Jak wyjaśniał poseł Wiesław Różyński, w programie spotkania znalazły się kwestie dotyczące polskiego rolnictwa, w tym skutki umowy stowarzyszeniowej z Ukrainą, zmiany we Wspólnej Polityce Rolnej, deregulację w sektorze oraz konsekwencje umowy handlowej Mercosur.
Europoseł Krzysztof Hetman odniósł się do tematu liberalizacji handlu produktami rolnymi z Ukrainą.
- Spotkanie zostało zorganizowane po to, aby przedstawić rolnikom stanowisko, jakie zostało podjęte przez wszystkie związki i organizacje rolnicze z województwa lubelskiego, które wyraża sprzeciw wobec nadmiernej liberalizacji handlu produktami rolnymi z Ukrainą - tłumaczył Krzysztof Hetman i przypomniał, że 5 czerwca wygasa rozporządzenie Komisji Europejskiej dotyczące tzw. środków autonomicznych, wprowadzone po wybuchu wojny w Ukrainie, które regulowało o kwestię handlu. Jak zaznaczył, dopiero na początku 2024 roku udało się polskiemu rządowi w Komisji Europejskiej wynegocjować za ostrzeżenie zapisów tego rozporządzenia i zatrzymanie niekontrolowanego napływu produktów rolnych z Ukrainy.
Europoseł zwrócił uwagę na trwające obecnie negocjacje dotyczące nowej umowy stowarzyszeniowej z Ukrainą, podkreślając brak transparentności w tym procesie.
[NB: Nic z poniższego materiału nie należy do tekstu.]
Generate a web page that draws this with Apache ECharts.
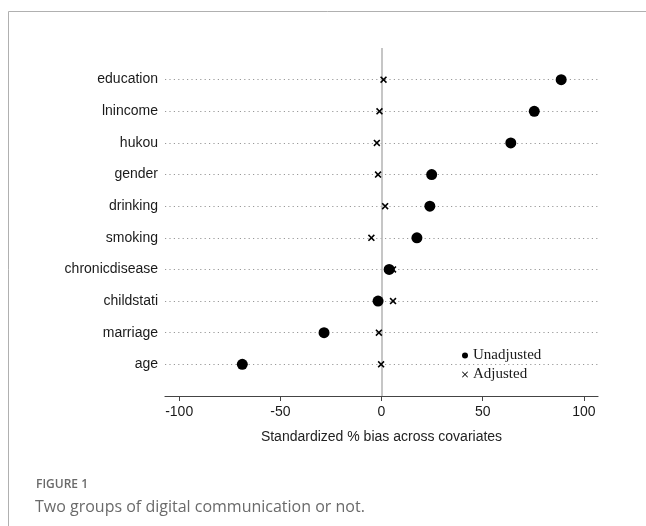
<!DOCTYPE html>
<html>
<head>
<meta charset="utf-8">
<script src="https://cdn.jsdelivr.net/npm/echarts@6/dist/echarts.min.js"></script>
<style>
html,body{margin:0;padding:0;background:#fff;}
#chart{width:646px;height:526px;}
</style>
</head>
<body>
<div id="chart"></div>
<script>
// categories top to bottom
var categories = ['education','lnincome','hukou','gender','drinking','smoking','chronicdisease','childstati','marriage','age'];
var unadjusted = [88.8, 75.5, 63.9, 24.8, 23.9, 17.5, 3.8, -1.7, -28.4, -68.8];
var adjusted   = [1.0, -1.0, -2.3, -1.7, 1.8, -5.0, 5.7, 5.7, -1.3, -0.2];
var xTicks = [-100, -50, 0, 50, 100];
var xTitle = 'Standardized % bias across covariates';
var captionLabel = 'FIGURE 1';
var captionText = 'Two groups of digital communication or not.';

var crossPath = 'path://M0,1.6L1.6,0L5,3.4L8.4,0L10,1.6L6.6,5L10,8.4L8.4,10L5,6.6L1.6,10L0,8.4L3.4,5Z';
var crossThin = 'path://M1,0L5,4L9,0L10,1L6,5L10,9L9,10L5,6L1,10L0,9L4,5L0,1Z';
var axisCats = [''].concat(categories.slice().reverse()).concat(['']);

function pairs(vals){
  return vals.map(function(v,i){ return [v, categories[i]]; });
}

var chart = echarts.init(document.getElementById('chart'));
chart.setOption({
  animation:false,
  backgroundColor:'#fff',
  grid:{left:165, right:48, top:48, bottom:130, containLabel:false},
  xAxis:{
    type:'value', min:-107, max:107,
    name:xTitle, nameLocation:'middle', nameGap:34,
    nameTextStyle:{fontFamily:'Liberation Sans', fontSize:14, color:'#222'},
    axisLine:{show:true, lineStyle:{color:'#444', width:1.2}},
    axisTick:{show:true, length:5, customValues:xTicks, lineStyle:{color:'#444'}},
    axisLabel:{customValues:xTicks, margin:9, fontFamily:'Liberation Sans', fontSize:14, color:'#1a1a1a'},
    splitLine:{show:false}
  },
  yAxis:{
    type:'category', data:axisCats, boundaryGap:false,
    axisLine:{show:false}, axisTick:{show:false},
    axisLabel:{margin:7, fontFamily:'Liberation Sans', fontSize:14, color:'#1a1a1a'},
    splitLine:{show:true, interval:function(i){return i>0 && i<axisCats.length-1;},
      lineStyle:{color:'#999', width:1, type:[1.2,3.2]}}
  },
  legend:{
    orient:'vertical', left:457, top:343, itemWidth:6, itemHeight:6, itemGap:4,
    textStyle:{fontFamily:'Liberation Serif', fontSize:15, color:'#1a1a1a'},
    data:[{name:'Unadjusted', icon:'circle'},{name:'Adjusted', icon:crossThin}]
  },
  series:[
    {
      name:'Unadjusted', type:'scatter', symbol:'circle', symbolSize:11,
      itemStyle:{color:'#000', opacity:1}, data:pairs(unadjusted), z:3,
      markLine:{silent:true, symbol:'none', label:{show:false},
        lineStyle:{color:'#b8b8b8', width:1.6, type:'solid'},
        data:[{xAxis:0}], z:1}
    },
    {
      name:'Adjusted', type:'scatter', symbol:crossPath, symbolSize:7,
      itemStyle:{color:'#000', opacity:1}, data:pairs(adjusted), z:4
    }
  ],
  graphic:[
    {type:'rect', shape:{x:8.5, y:11.5, width:700, height:600}, style:{fill:'none', stroke:'#b0b0b0', lineWidth:1}, silent:true},
    {type:'text', left:36, top:479, style:{text:captionLabel, fontFamily:'Open Sans', fontSize:12, fontWeight:600, fill:'#6a6a6a'}},
    {type:'text', left:35, top:499, style:{text:captionText, fontFamily:'Open Sans', fontSize:16, fill:'#6a6a6a'}}
  ]
});
</script>
</body>
</html>
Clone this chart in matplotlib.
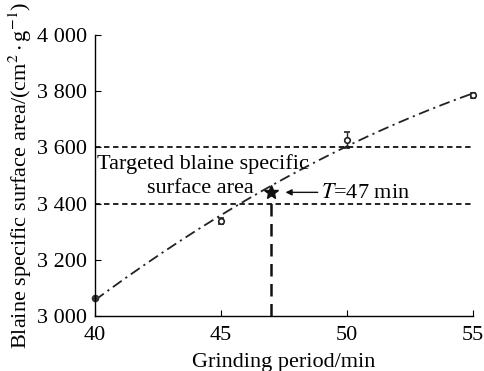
import numpy as np
import matplotlib.pyplot as plt

# measured blaine specific surface area vs grinding time
period = [40, 45, 50, 55]
area = [3064, 3338, 3625, 3785]
area_err = [6, 12, 28, 10]

target_time = 47
target_area = 3440
target_band = [3400, 3600]

plt.rcParams['font.family'] = ['Liberation Serif', 'DejaVu Serif']
plt.rcParams['mathtext.fontset'] = 'stix'

fig = plt.figure(figsize=(4.85, 3.71), dpi=100)
ax = fig.add_axes([0.196, 0.148, 0.779, 0.758])

# fitted trend through measured points
coef = np.polyfit(period, area, 2)
xs = np.linspace(40, 55, 200)
ax.plot(xs, np.polyval(coef, xs), color='#222222', lw=1.3, ls=(0, (6, 2.5, 1.2, 2.5)))

ax.errorbar(period[1:], area[1:], yerr=area_err[1:], fmt='o', ms=4, mfc='white',
            mec='#222222', mew=1.2, ecolor='#222222', elinewidth=1, capsize=2, clip_on=False)
ax.plot(period[0], area[0], 'o', ms=4.5, color='#333333', clip_on=False)
ax.plot(target_time, target_area, marker='*', ms=10, color='#111111')

for yv in target_band:
    ax.plot([40, 55], [yv, yv], color='#111111', lw=1.3, ls=(0, (3, 2)))
ax.plot([target_time, target_time], [3000, target_area], color='#111111', lw=1.8, ls=(0, (5, 3)))

ax.text(44.3, 3541, 'Targeted blaine specific', fontsize=16, ha='center', va='center')
ax.text(44.2, 3452, 'surface area', fontsize=16, ha='center', va='center')
ax.annotate('', xy=(47.45, target_area), xytext=(48.95, target_area),
            arrowprops=dict(arrowstyle='-|>', color='#111111', lw=1, mutation_scale=9))
ax.text(48.98, target_area - 5, '$T$=47 min', fontsize=16, ha='left', va='center')

ax.set_xlim(40, 55)
ax.set_ylim(3000, 4000)
ax.set_xticks([40, 45, 50, 55])
ax.set_yticks([3000, 3200, 3400, 3600, 3800, 4000])
ax.set_yticklabels(['3 000', '3 200', '3 400', '3 600', '3 800', '4 000'])
ax.tick_params(direction='in', labelsize=16, length=4, width=0.8)
ax.tick_params(axis='x', pad=7)
ax.tick_params(axis='y', pad=6)
ax.spines['top'].set_visible(False)
ax.spines['right'].set_visible(False)
for s in ['left', 'bottom']:
    ax.spines[s].set_linewidth(1)

ax.set_xlabel('Grinding period/min', fontsize=16, labelpad=6)
ax.set_ylabel(r'Blaine specific surface area/(cm$^2\cdot$g$^{-1}$)', fontsize=16, labelpad=2)

fig.savefig('out.png', dpi=100)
- W tej chwili Komisja Europejska negocjuje nową umowę stowarzyszeniową z Ukrainą i jestem pełen obaw, ponieważ ten proces według mnie przebiega w sposób nie do końca transparentny. Nie wiemy, jakie są plany Komisji Europejskiej. Komisja nie chce się z nimi zdradzić ani wobec posłów do Europarlamentu, ani przedstawić wyników negocjacji europejskim związkom i organizacjom rolniczym - mówił Hetman.
- Dlatego zdecydowałem, że głos powinni zabrać rolnicy z województwa lubelskiego - po pierwsze, aby wezwać komisję do większej przejrzystości w procesie negocjacji i przedstawienia ich wyników, a po drugie, aby sprzeciwić się nadmiernej liberalizacji handlu produktami rolnymi. Chcę jasno podkreślić, że wszyscy popieramy pomoc dla Ukrainy, rolnicy również, i mamy tego pełną świadomość, ale nie może się to odbywać kosztem polskich rolników - wyjaśnił europoseł.
Organizatorzy podkreślali, że otwarty dialog jest niezbędny do wypracowania skutecznych rozwiązań i ochrony interesów polskiego rolnictwa na arenie międzynarodowej, a także zaznaczali, że niezależnie od politycznych sympatii uczestników, każda opinia jest ważna i może przyczynić się do realnych zmian.
Spotkanie zakończyło się podpisaniem przez uczestników sprzeciwu wobec liberalizacji przepisów handlu produktami rolno-spożywczymi Unii Europejskiej z Ukrainą.